--- Start ---

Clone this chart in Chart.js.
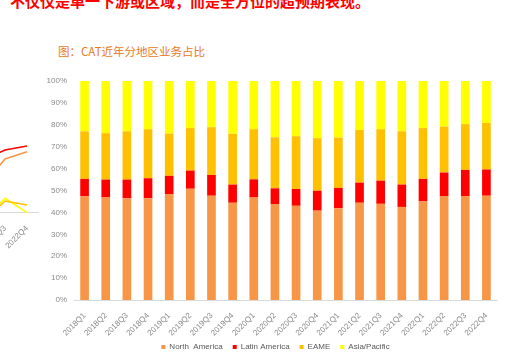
<!DOCTYPE html>
<html><head><meta charset="utf-8">
<script src="https://cdn.jsdelivr.net/npm/chart.js@4.4.1/dist/chart.umd.min.js"></script>
<style>
html,body{margin:0;padding:0;background:#fff;width:505px;height:353px;overflow:hidden;position:relative;}
#top{position:absolute;left:10px;top:-7px;font:bold 15px "Noto Sans CJK SC";color:#ff0000;white-space:nowrap;line-height:15px;}
#title{position:absolute;left:58px;top:44px;font:11.5px "Noto Sans CJK SC";color:#E97A23;white-space:nowrap;line-height:15px;}
#c1{position:absolute;left:0;top:0;}
#c2{position:absolute;left:-80px;top:0;}
</style></head><body>
<div id="top">不仅仅是单一下游或区域，而是全方位的超预期表现。</div>
<div id="title">图：CAT近年分地区业务占比</div>
<canvas id="c2" width="120" height="353"></canvas>
<canvas id="c1" width="505" height="361"></canvas>
<script>
const categories = ['2018Q1','2018Q2','2018Q3','2018Q4','2019Q1','2019Q2','2019Q3','2019Q4','2020Q1','2020Q2','2020Q3','2020Q4','2021Q1','2021Q2','2021Q3','2021Q4','2022Q1','2022Q2','2022Q3','2022Q4'];
const northAmerica = [47.3,47.0,46.4,46.4,48.4,50.8,47.6,44.4,46.8,43.8,43.0,40.8,41.9,44.4,43.9,42.5,45.0,47.5,47.5,47.6];
const latinAmerica = [8.0,8.0,8.6,9.2,8.3,8.3,9.5,8.3,8.3,7.2,7.7,9.1,9.3,9.2,10.6,10.2,10.3,10.7,11.9,12.0];
const eame = [21.7,21.2,22.0,22.4,19.3,19.4,21.8,23.2,22.9,23.3,24.1,24.0,23.0,24.0,23.5,24.3,23.2,21.0,20.9,21.2];
const asiaPacific = [23.0,23.8,23.0,22.0,24.0,21.5,21.1,24.1,22.0,25.7,25.2,26.1,25.8,22.4,22.0,23.0,21.5,20.8,19.7,19.2];
const yTicks = [0,10,20,30,40,50,60,70,80,90,100];

// partially visible neighbouring line chart (left edge)
const leftCategories = ['2022Q2','2022Q3','2022Q4'];
const leftLatin = [52.6,62.7,66.7];
const leftNorth = [27.3,53.7,61.0];
const leftEame = [-9,11.7,7.7];
const leftAsia = [-7.6,14.4,0];

const colors = {na:'#F79646', la:'#FF0000', eame:'#FFC000', ap:'#FFFF00'};
const tickColor = '#8a8a8a';

const layoutTweak = {
  id:'layoutTweak',
  afterLayout(chart){
    const x = chart.scales.x;
    if (x) x.bottom = x.top + 45;
  },
  beforeDraw(chart){
    const l = chart.legend;
    if (l) { l.left = 54; l.right = 497; }
  }
};

new Chart(document.getElementById('c1'), {
  type:'bar',
  data:{labels:categories, datasets:[
    {label:'North  America', data:northAmerica, backgroundColor:colors.na},
    {label:'Latin America', data:latinAmerica, backgroundColor:colors.la},
    {label:'EAME', data:eame, backgroundColor:colors.eame},
    {label:'Asia/Pacific', data:asiaPacific, backgroundColor:colors.ap}
  ]},
  plugins:[layoutTweak],
  options:{
    responsive:false, animation:false, devicePixelRatio:1,
    barPercentage:0.41, categoryPercentage:1,
    layout:{padding:{top:81,left:0,right:8,bottom:0}},
    plugins:{
      tooltip:{enabled:false},
      legend:{position:'bottom', labels:{boxWidth:4, boxHeight:4, padding:10, color:'#595959', font:{family:'Liberation Sans', size:8}}}
    },
    scales:{
      x:{stacked:true, grid:{display:false}, border:{color:'#d9d9d9'},
         ticks:{color:tickColor, font:{family:'Liberation Sans', size:8}, minRotation:45, maxRotation:45, autoSkip:false},
         afterFit:(s)=>{s.height=33;}},
      y:{stacked:true, min:0, max:100, grid:{display:false, drawTicks:false}, border:{display:false},
         afterBuildTicks:(s)=>{s.ticks = yTicks.map(v=>({value:v}));},
         ticks:{color:tickColor, padding:7, font:{family:'Liberation Sans', size:8}, callback:(v)=>v+'%'},
         afterFit:(s)=>{s.width=74;}}
    }
  }
});

new Chart(document.getElementById('c2'), {
  type:'line',
  data:{labels:leftCategories, datasets:[
    {data:leftLatin, borderColor:colors.la, borderWidth:1.5, pointRadius:0, fill:false},
    {data:leftNorth, borderColor:colors.na, borderWidth:1.5, pointRadius:0, fill:false},
    {data:leftEame, borderColor:colors.eame, borderWidth:1.5, pointRadius:0, fill:false},
    {data:leftAsia, borderColor:colors.ap, borderWidth:1.5, pointRadius:0, fill:false}
  ]},
  options:{
    responsive:false, animation:false, devicePixelRatio:1,
    layout:{padding:{top:82.7,left:52,right:2,bottom:80.3}},
    plugins:{legend:{display:false}, tooltip:{enabled:false}},
    scales:{
      x:{offset:true, grid:{display:false}, border:{color:'#d9d9d9'},
         ticks:{color:tickColor, font:{family:'Liberation Sans', size:8}, minRotation:45, maxRotation:45, autoSkip:false},
         afterFit:(s)=>{s.height=60;}},
      y:{display:false, min:0, max:130}
    }
  }
});
</script>
</body></html>
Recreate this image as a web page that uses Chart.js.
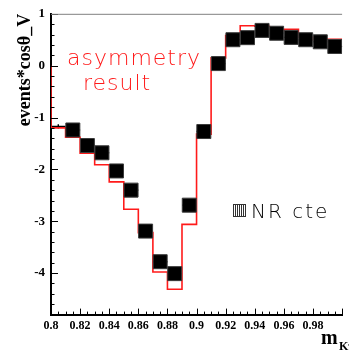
<!DOCTYPE html>
<html>
<head>
<meta charset="utf-8">
<script src="https://cdn.jsdelivr.net/npm/chart.js@4"></script>
<style>
  html, body { margin: 0; padding: 0; background: #fff; overflow: hidden; }
  canvas { display: block; }
</style>
</head>
<body>
<canvas id="grafico" width="353" height="351"></canvas>
<script>
/* bins de massa m_Kpi (centros e bordas) */
var centros = [0.805, 0.815, 0.825, 0.835, 0.845, 0.855, 0.865, 0.875, 0.885, 0.895,
               0.905, 0.915, 0.925, 0.935, 0.945, 0.955, 0.965, 0.975, 0.985, 0.995];
var bordas = [0.80, 0.81, 0.82, 0.83, 0.84, 0.85, 0.86, 0.87, 0.88, 0.89, 0.90,
              0.91, 0.92, 0.93, 0.94, 0.95, 0.96, 0.97, 0.98, 0.99, 1.00];

/* pontos pretos (eventos * cos theta_V) */
var eventos = [-1.17, -1.24, -1.54, -1.68, -2.03, -2.40, -3.19, -3.78, -4.01, -2.69,
               -1.27, 0.04, 0.50, 0.54, 0.68, 0.625, 0.545, 0.50, 0.46, 0.37];
var erros = [0.04, 0.04, 0.04, 0.04, 0.04, 0.04, 0.04, 0.04, 0.04, 0.04,
             0.04, 0.04, 0.04, 0.04, 0.04, 0.04, 0.04, 0.04, 0.04, 0.04];

/* histograma vermelho (resultado da assimetria) */
var assimetria = [-1.20, -1.38, -1.69, -1.91, -2.24, -2.77, -3.22, -3.98, -4.31, -3.06,
                  -1.32, 0.15, 0.58, 0.77, 0.76, 0.68, 0.70, 0.55, 0.50, 0.51];

var ticksX = [0.8, 0.82, 0.84, 0.86, 0.88, 0.9, 0.92, 0.94, 0.96, 0.98];
var ticksY = [1, 0, -1, -2, -3, -4];

var pontos = centros.map(function (c, i) { return { x: c, y: eventos[i] }; });
var degraus = [{ x: bordas[0], y: 0 }];
assimetria.forEach(function (v, i) { degraus.push({ x: bordas[i + 1], y: v }); });

var serif = '"Liberation Serif", "DejaVu Serif", serif';
var fino = '"DejaVu Sans", sans-serif';

// barras de erro (largura do bin) desenhadas por baixo dos quadrados
var barrasErro = {
  id: 'barrasErro',
  beforeDatasetsDraw: function (chart) {
    var ctx = chart.ctx, x = chart.scales.x, y = chart.scales.y;
    ctx.save();
    ctx.strokeStyle = '#000';
    ctx.lineWidth = 1.4;
    ctx.beginPath();
    centros.forEach(function (c, i) {
      var py = y.getPixelForValue(eventos[i]);
      var px = x.getPixelForValue(c);
      ctx.moveTo(x.getPixelForValue(bordas[i]), py);
      ctx.lineTo(x.getPixelForValue(bordas[i + 1]), py);
      ctx.moveTo(px, y.getPixelForValue(eventos[i] + erros[i]));
      ctx.lineTo(px, y.getPixelForValue(eventos[i] - erros[i]));
    });
    ctx.stroke();
    ctx.restore();
  }
};

// marcas internas no estilo ROOT, moldura e textos
var moldura = {
  id: 'moldura',
  afterDatasetsDraw: function (chart) {
    var ctx = chart.ctx, a = chart.chartArea, x = chart.scales.x, y = chart.scales.y;
    ctx.save();
    ctx.strokeStyle = '#000';
    ctx.lineWidth = 1;
    ctx.beginPath();
    for (var i = 0; i <= 40; i++) {
      var px = Math.round(x.getPixelForValue(0.8 + i * 0.005)) + 0.5;
      var lx = (i % 4 === 0) ? 6 : 3;
      ctx.moveTo(px, a.bottom);
      ctx.lineTo(px, a.bottom - lx);
    }
    for (var j = 0; j <= 29; j++) {
      var py = Math.round(y.getPixelForValue(1 - j * 0.2)) + 0.5;
      var ly = (j % 5 === 0) ? 7 : 3.5;
      ctx.moveTo(a.left, py);
      ctx.lineTo(a.left + ly, py);
    }
    ctx.stroke();

    // linha de cima
    ctx.strokeStyle = '#808080';
    ctx.beginPath();
    ctx.moveTo(a.left, a.top + 0.5);
    ctx.lineTo(a.right, a.top + 0.5);
    ctx.stroke();

    // texto vermelho
    ctx.fillStyle = '#ff1a1a';
    ctx.font = '200 22px ' + fino;
    ctx.letterSpacing = '1px';
    ctx.textAlign = 'left';
    ctx.textBaseline = 'alphabetic';
    ctx.fillText('asymmetry', 67, 65);
    ctx.fillText('result', 83, 90);

    // legenda NR cte com caixa hachurada
    ctx.fillStyle = '#000';
    ctx.font = '200 20px ' + fino;
    ctx.letterSpacing = '2px';
    ctx.fillText('NR cte', 251, 218);
    ctx.letterSpacing = '0px';
    ctx.strokeStyle = '#333';
    ctx.lineWidth = 1;
    ctx.strokeRect(233.5, 204.5, 12, 12);
    ctx.beginPath();
    for (var k = 235.5; k < 245; k += 2) {
      ctx.moveTo(k, 205);
      ctx.lineTo(k, 216);
    }
    ctx.stroke();

    // titulo do eixo x: m_Kpi
    ctx.font = 'bold 20px ' + serif;
    ctx.fillText('m', 321, 344);
    ctx.font = 'bold 12px ' + serif;
    ctx.fillText('K\u03c0', 339, 350);
    ctx.restore();
  }
};

var ctx = document.getElementById('grafico').getContext('2d');
var grafico = new Chart(ctx, {
  type: 'scatter',
  data: {
    datasets: [{
      label: 'eventos',
      data: pontos,
      pointStyle: 'rect',
      pointRadius: function (c) { return c.dataIndex === 0 ? 0 : 9.9; },
      backgroundColor: '#000',
      borderColor: '#3a3a3a',
      borderWidth: 1,
      order: 0
    }, {
      label: 'asymmetry result',
      data: degraus,
      showLine: true,
      stepped: 'after',
      borderColor: '#ff1a1a',
      borderWidth: 1.6,
      pointRadius: 0,
      fill: false,
      order: 1
    }]
  },
  options: {
    responsive: false,
    animation: false,
    devicePixelRatio: 1,
    layout: { padding: { top: 13, right: 1, left: 0, bottom: 0 } },
    plugins: { legend: { display: false }, tooltip: { enabled: false } },
    scales: {
      x: {
        type: 'linear',
        min: 0.8,
        max: 1.0,
        afterFit: function (s) { s.height = 36.4; },
        afterBuildTicks: function (s) { s.ticks = ticksX.map(function (v) { return { value: v }; }); },
        grid: { drawOnChartArea: false, drawTicks: false },
        border: { color: '#000', width: 2 },
        ticks: {
          padding: 4,
          color: '#000',
          font: { family: serif, size: 12, weight: 'bold' },
          maxRotation: 0,
          autoSkip: false,
          callback: function (v) { return String(v); }
        }
      },
      y: {
        type: 'linear',
        min: -4.8,
        max: 1,
        afterFit: function (s) { s.width = 51; },
        afterBuildTicks: function (s) { s.ticks = ticksY.map(function (v) { return { value: v }; }); },
        grid: { drawOnChartArea: false, drawTicks: false },
        border: { color: '#000', width: 2 },
        title: {
          display: true,
          text: 'events*cos\u03b8_V',
          align: 'end',
          color: '#000',
          font: { family: serif, size: 18, weight: 'bold' },
          padding: { top: 15, bottom: 0 }
        },
        ticks: {
          padding: 6,
          color: '#000',
          font: { family: serif, size: 13, weight: 'bold' },
          callback: function (v) { return String(v); }
        }
      }
    }
  },
  plugins: [barrasErro, moldura]
});
</script>
</body>
</html>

--- End ---

TASK TO COMPLETE
Write down exactly what the lines above say, from the line holding "Recreate this image" through the line holding "0.91, 0.92, 0.93, 0.94, 0.95, 0.96, 0.97, 0.98, 0.99, 1.00];", and nothing more. Do not copy the pictures.

ANSWER TO THE EXERCISE
Recreate this image as a web page that uses Chart.js.
<!DOCTYPE html>
<html>
<head>
<meta charset="utf-8">
<script src="https://cdn.jsdelivr.net/npm/chart.js@4"></script>
<style>
  html, body { margin: 0; padding: 0; background: #fff; overflow: hidden; }
  canvas { display: block; }
</style>
</head>
<body>
<canvas id="grafico" width="353" height="351"></canvas>
<script>
/* bins de massa m_Kpi (centros e bordas) */
var centros = [0.805, 0.815, 0.825, 0.835, 0.845, 0.855, 0.865, 0.875, 0.885, 0.895,
               0.905, 0.915, 0.925, 0.935, 0.945, 0.955, 0.965, 0.975, 0.985, 0.995];
var bordas = [0.80, 0.81, 0.82, 0.83, 0.84, 0.85, 0.86, 0.87, 0.88, 0.89, 0.90,
              0.91, 0.92, 0.93, 0.94, 0.95, 0.96, 0.97, 0.98, 0.99, 1.00];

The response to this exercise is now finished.